Employers can apply for this scheme from next week, with the aim that the first “kick-starters” will begin work in Autumn.

The government has pledged an initial £2billion for this scheme, and have committed to there being no cap on the number of places available under the scheme.

In addition…

Traineeships: employers will be paid £1000 for every new trainee that they take on.

Apprenticeships: employers will be paid to create new apprenticeships. They will be paid £2000 per apprentice that they take on aged 16 – 24, and £1500 per apprentice they take on aged 25+.

Additionally, the government will provide £1bn to the DWP to support millions of people getting back to work.

Incentive to retain furloughed staff

 A Jobs Retention Bonus will reward and incentivise employers by offering them a bonus of £1000 per employee on furlough that they retain.

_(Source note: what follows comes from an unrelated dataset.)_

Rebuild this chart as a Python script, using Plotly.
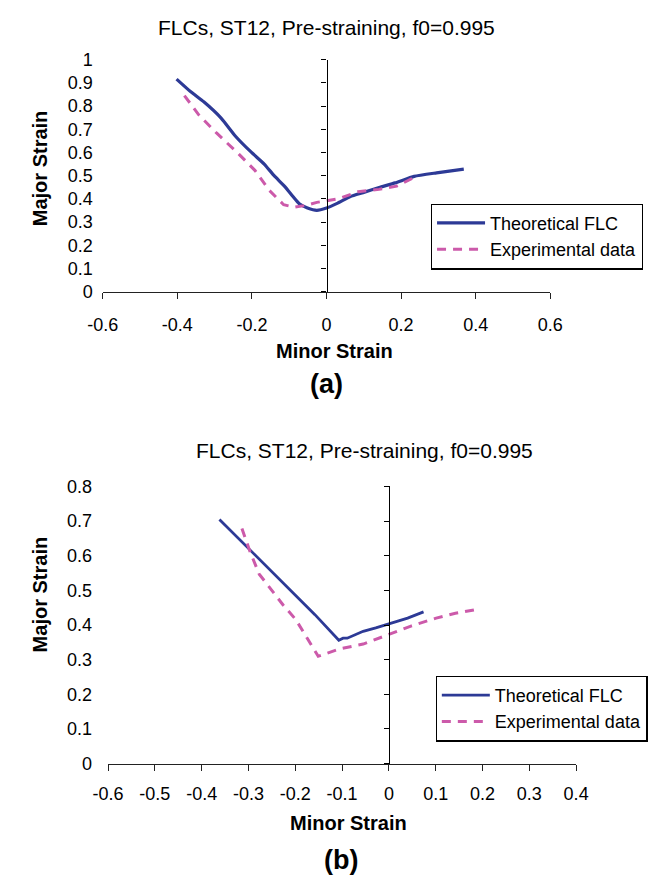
import plotly.graph_objects as go

# ---------------- data ----------------
TITLE = "FLCs, ST12, Pre-straining, f0=0.995"
X_LABEL = "Minor Strain"
Y_LABEL = "Major Strain"
SERIES_NAMES = ["Theoretical FLC", "Experimental data"]
PANEL_LABELS = ["(a)", "(b)"]

# panel (a)
a_theory_x = [-0.402, -0.363, -0.329, -0.282, -0.244, -0.201, -0.167, -0.141, -0.111, -0.090,
              -0.073, -0.051, -0.026, 0.000, 0.030, 0.064, 0.098, 0.141, 0.184, 0.235, 0.295, 0.368]
a_theory_y = [0.916, 0.860, 0.818, 0.747, 0.670, 0.600, 0.550, 0.501, 0.452, 0.410,
              0.379, 0.361, 0.351, 0.361, 0.382, 0.410, 0.427, 0.449, 0.469, 0.497, 0.512, 0.528]
a_exp_x = [-0.381, -0.342, -0.295, -0.235, -0.192, -0.154, -0.115, -0.086, -0.056, -0.026,
           0.030, 0.085, 0.141, 0.188, 0.241]
a_exp_y = [0.845, 0.761, 0.684, 0.593, 0.523, 0.438, 0.375, 0.364, 0.372, 0.385,
           0.400, 0.431, 0.441, 0.455, 0.497]

# panel (b)
b_theory_x = [-0.362, -0.301, -0.226, -0.158, -0.107, -0.098, -0.089, -0.055, -0.028, 0.000, 0.040, 0.074]
b_theory_y = [0.705, 0.623, 0.524, 0.430, 0.356, 0.362, 0.362, 0.382, 0.392, 0.403, 0.420, 0.438]
b_exp_x = [-0.314, -0.297, -0.277, -0.253, -0.226, -0.199, -0.175, -0.158, -0.151, -0.103,
           -0.055, 0.000, 0.047, 0.101, 0.142, 0.188]
b_exp_y = [0.679, 0.613, 0.547, 0.505, 0.458, 0.416, 0.364, 0.326, 0.310, 0.332,
           0.345, 0.373, 0.397, 0.420, 0.434, 0.445]

a_xticks = [-0.6, -0.4, -0.2, 0, 0.2, 0.4, 0.6]
a_xticklabels = ["-0.6", "-0.4", "-0.2", "0", "0.2", "0.4", "0.6"]
a_yticks = [0, 0.1, 0.2, 0.3, 0.4, 0.5, 0.6, 0.7, 0.8, 0.9, 1]
a_yticklabels = ["0", "0.1", "0.2", "0.3", "0.4", "0.5", "0.6", "0.7", "0.8", "0.9", "1"]
b_xticks = [-0.6, -0.5, -0.4, -0.3, -0.2, -0.1, 0, 0.1, 0.2, 0.3, 0.4]
b_xticklabels = ["-0.6", "-0.5", "-0.4", "-0.3", "-0.2", "-0.1", "0", "0.1", "0.2", "0.3", "0.4"]
b_yticks = [0, 0.1, 0.2, 0.3, 0.4, 0.5, 0.6, 0.7, 0.8]
b_yticklabels = ["0", "0.1", "0.2", "0.3", "0.4", "0.5", "0.6", "0.7", "0.8"]

# ---------------- style ----------------
W, H = 657, 886
BLUE = "#2D3A96"
PINK = "#CC5AAA"
FONT = "Liberation Sans, Arial, sans-serif"


def fx(px):
    return px / W


def fy(py):
    return 1 - py / H


a_xdom = [fx(90.7), fx(559)]
a_ydom = [fy(288.3), fy(50.7)]
b_xdom = [fx(96.3), fx(586)]
b_ydom = [fy(771), fy(487.5)]
a_xrange = [a_xticks[0], a_xticks[-1]]
b_xrange = [b_xticks[0], b_xticks[-1]]


def zero_pos(dom, rng):
    return dom[0] + (0 - rng[0]) / (rng[1] - rng[0]) * (dom[1] - dom[0])


fig = go.Figure()

dash = "9px,7px"
fig.add_trace(go.Scatter(x=a_theory_x, y=a_theory_y, mode="lines", name=SERIES_NAMES[0],
                         line=dict(color=BLUE, width=3.2, shape="spline", smoothing=0.5),
                         xaxis="x", yaxis="y", legend="legend"))
fig.add_trace(go.Scatter(x=a_exp_x, y=a_exp_y, mode="lines", name=SERIES_NAMES[1],
                         line=dict(color=PINK, width=3, dash=dash),
                         xaxis="x", yaxis="y", legend="legend"))
fig.add_trace(go.Scatter(x=b_theory_x, y=b_theory_y, mode="lines", name=SERIES_NAMES[0],
                         line=dict(color=BLUE, width=2.8),
                         xaxis="x2", yaxis="y2", legend="legend2"))
fig.add_trace(go.Scatter(x=b_exp_x, y=b_exp_y, mode="lines", name=SERIES_NAMES[1],
                         line=dict(color=PINK, width=3, dash=dash),
                         xaxis="x2", yaxis="y2", legend="legend2"))
# empty traces so the zero-line axes (y3, y4) get drawn
fig.add_trace(go.Scatter(x=[None], y=[None], mode="lines", showlegend=False, hoverinfo="skip",
                         xaxis="x", yaxis="y3"))
fig.add_trace(go.Scatter(x=[None], y=[None], mode="lines", showlegend=False, hoverinfo="skip",
                         xaxis="x2", yaxis="y4"))

xcommon = dict(showline=True, linecolor="#222222", linewidth=1.2, ticks="outside", ticklen=6,
               tickcolor="#222222", tickwidth=1.2, showgrid=False, zeroline=False,
               tickfont=dict(size=18, color="black", family=FONT))
ylab = dict(showline=False, ticks="", showgrid=False, zeroline=False,
            tickfont=dict(size=18, color="black", family=FONT))
yline = dict(showline=True, linecolor="black", linewidth=1.2, ticks="outside", ticklen=5,
             tickcolor="black", tickwidth=1.2, showgrid=False, zeroline=False,
             showticklabels=False, anchor="free", side="left")

legend_common = dict(xanchor="left", yanchor="top", bordercolor="black", borderwidth=1.2,
                     bgcolor="white", font=dict(size=18, color="black", family=FONT),
                     itemwidth=48, tracegroupgap=0)

annotations = [
    dict(text=TITLE, x=fx(325), y=fy(18), font=dict(size=21)),
    dict(text="<b>%s</b>" % X_LABEL, x=fx(333), y=fy(349), font=dict(size=20)),
    dict(text="<b>%s</b>" % Y_LABEL, x=fx(25), y=fy(162), textangle=-90, font=dict(size=20)),
    dict(text="<b>%s</b>" % PANEL_LABELS[0], x=fx(325), y=fy(383), font=dict(size=27)),
    dict(text=TITLE, x=fx(365), y=fy(451), font=dict(size=21)),
    dict(text="<b>%s</b>" % X_LABEL, x=fx(348), y=fy(832), font=dict(size=20)),
    dict(text="<b>%s</b>" % Y_LABEL, x=fx(25), y=fy(598), textangle=-90, font=dict(size=20)),
    dict(text="<b>%s</b>" % PANEL_LABELS[1], x=fx(340), y=fy(870), font=dict(size=27)),
]
for a in annotations:
    a.update(xref="paper", yref="paper", showarrow=False, xanchor="center", yanchor="middle")
    a["font"].update(family=FONT, color="black")

fig.update_layout(
    width=W, height=H, autosize=False,
    margin=dict(l=0, r=0, t=0, b=0),
    paper_bgcolor="white", plot_bgcolor="white",
    font=dict(family=FONT, color="black"),
    xaxis=dict(domain=a_xdom, range=a_xrange, anchor="y", tickvals=a_xticks,
               ticktext=a_xticklabels, ticklabelstandoff=11, **xcommon),
    yaxis=dict(domain=a_ydom, range=[a_yticks[0], a_yticks[-1]], anchor="x", tickvals=a_yticks,
               ticktext=a_yticklabels, ticklabelstandoff=9, **ylab),
    yaxis3=dict(overlaying="y", range=[a_yticks[0], a_yticks[-1]], tickvals=a_yticks,
                position=zero_pos(a_xdom, a_xrange), **yline),
    xaxis2=dict(domain=b_xdom, range=b_xrange, anchor="y2", tickvals=b_xticks,
                ticktext=b_xticklabels, ticklabelstandoff=8, **xcommon),
    yaxis2=dict(domain=b_ydom, range=[b_yticks[0], b_yticks[-1]], anchor="x2", tickvals=b_yticks,
                ticktext=b_yticklabels, ticklabelstandoff=15, **ylab),
    yaxis4=dict(overlaying="y2", range=[b_yticks[0], b_yticks[-1]], tickvals=b_yticks,
                position=zero_pos(b_xdom, b_xrange), **yline),
    legend=dict(x=fx(434), y=fy(198), **legend_common),
    legend2=dict(x=fx(439), y=fy(681), **legend_common),
    annotations=annotations,
    showlegend=True,
)

fig.write_html("out.html")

The job retention bonus will be conditional on the employer retaining their employee until January 2021. This part of the government’s plan is aimed at getting as many furloughed staff back to their jobs as possible.

Temporary VAT cut to 5% for hospitality and tourism industry

VAT on the hospitality and tourism industry is usually charged at 20%. However, the government has decided that for the next 6 months that the VAT on food (restaurants, cafes, etc.), accommodation (hotels, B&Bs, campsites etc.) and attractions (cinemas, zoos, theme parks, etc.) will be cut to 5%.

The cut on VAT will begin Wednesday 15th July and will continue until January 12th 2021.

This part of the plan is aimed at giving businesses in the hospitality and tourism sector the confidence to reopen and invest in making their establishment safe enough for their customers to return.

“Eat out to help out” incentive

Throughout the month of August, an “Eat Out to Help Out” scheme for everyone in the country will offer a discount to anyone eating at a participating cafe, restaurant or pub from Monday – Wednesday.

Customers will be given a discount of 50% off up to a maximum discount of £10 per head (adults and children).

Businesses will need to register for this scheme online, and can register from next Monday.

Then, for each week in August, businesses will be able to claim the money back and funds will be transferred into their bank account within 5 working days.

Opinions on the new plan:

*Labour’s shadow chancellor, Anneliese Dodds, said the scheme “should help many young people to access work” but said the government had not yet done enough to address the threat of mass unemployment. She suggested that there should have been a Back to Work budget.

*Paul Johnson, director of the Institute for Fiscal Studies, said the scheme would “encourage employers to take on those most at risk” during this crisis but it could result in “creating jobs which aren’t really jobs” or push other people out of work.